Locust is a Python load testing tool. Its test scripts are plain Python classes, making it easy to integrate with your existing Python codebase and test fixtures.

# locustfile.py
from locust import HttpUser, task, between

class APIUser(HttpUser):
    wait_time = between(1, 3)  # think time between requests

    def on_start(self):
        """Called once per user when they start."""
        response = self.client.post('/auth/token', json={
            'username': '[email protected]',
            'password': 'testpassword'
        })
        self.token = response.json()['access_token']

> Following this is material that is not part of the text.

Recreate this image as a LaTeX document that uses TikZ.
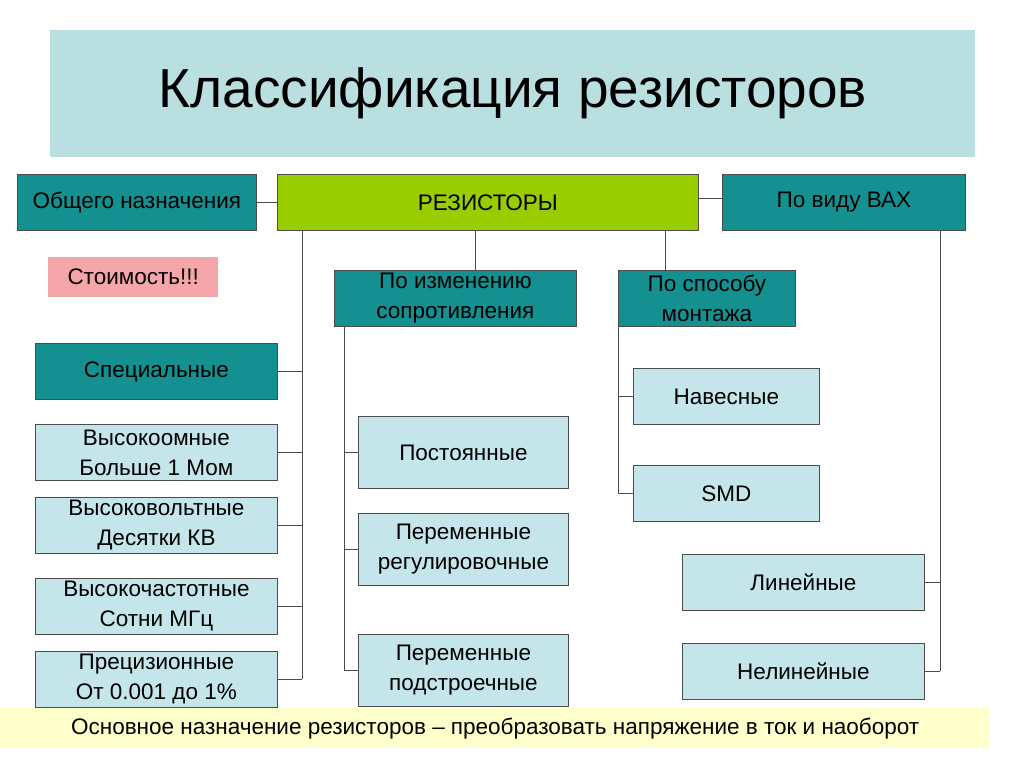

    @task(3)  # weight: called 3x more often than other tasks
    def list_users(self):
        with self.client.get(
            '/api/users',
            headers={'Authorization': f'Bearer {self.token}'},
            catch_response=True
        ) as response:
            if response.status_code != 200:
                response.failure(f'Expected 200, got {response.status_code}')

    @task(1)
    def create_order(self):
        with self.client.post(
            '/api/orders',
            json={'item_id': 1, 'qty': 1},
            headers={'Authorization': f'Bearer {self.token}'},
            catch_response=True
        ) as response:
            if response.status_code not in (200, 201):
                response.failure(f'Unexpected status: {response.status_code}')

# Headless mode (CI)
locust -f locustfile.py --headless -u 100 -r 10 --run-time 2m \
  --host https://staging.example.com \
  --only-summary

# With web UI
locust -f locustfile.py
# open http://localhost:8089

Distributed Locust

For very high load, run Locust in distributed mode:

# Master node
locust -f locustfile.py --master --expect-workers 4

# Worker nodes (each on a separate machine)
locust -f locustfile.py --worker --master-host=<master-ip>

Artillery

Artillery uses YAML configuration for test scenarios, making it easy to review in pull requests and share with non-developers.

# load-test.yml
config:
  target: https://api.example.com
  phases:
    - duration: 60
      arrivalRate: 10
      name: Warm up
    - duration: 120
      arrivalRate: 50
      name: Sustained load
  plugins:
    expect: {}

scenarios:
  - name: API smoke test
    flow:
      - post:
          url: /auth/token
          json:
            username: [email protected]
            password: testpassword
          capture:
            json: $.access_token
            as: token
          expect:
            - statusCode: 200
      - get:
          url: /api/users
          headers:
            Authorization: Bearer {{ token }}
          expect:
            - statusCode: 200
            - hasProperty: results

npx artillery run load-test.yml --output report.json
npx artillery report report.json

Interpreting Results

Key Metrics

Metric	What it tells you
Requests/sec (RPS)	Throughput ceiling
Error rate by status	Where failures occur (4xx vs 5xx)
p50 latency	Typical user experience
p95/p99 latency	Worst-case experience for 5%/1% of users
Max concurrency	At what point does the system degrade?

Reading Error Patterns

Climbing 429s: You are hitting rate limits — adjust load or request throttling config
Sudden 502/503 spike: A downstream service is falling over
Gradual 500 increase: Memory leak or connection pool exhaustion — check heap/pool metrics
Latency spikes without errors: GC pauses, lock contention, or disk I/O saturation

Bottleneck Identification

Correlate load test results with server metrics:

# During a load test, watch these in parallel:
# CPU: top, htop
# Connections: ss -s
# DB: pg_stat_activity (max active connections)
# Memory: free -h
# Logs: tail -f /var/log/app/error.log | grep -E '50[0-9]'

A load test that produces no 5xx errors but shows 90% CPU saturation tells you to scale horizontally. One that shows low CPU but 503s tells you connection limits or queues are full.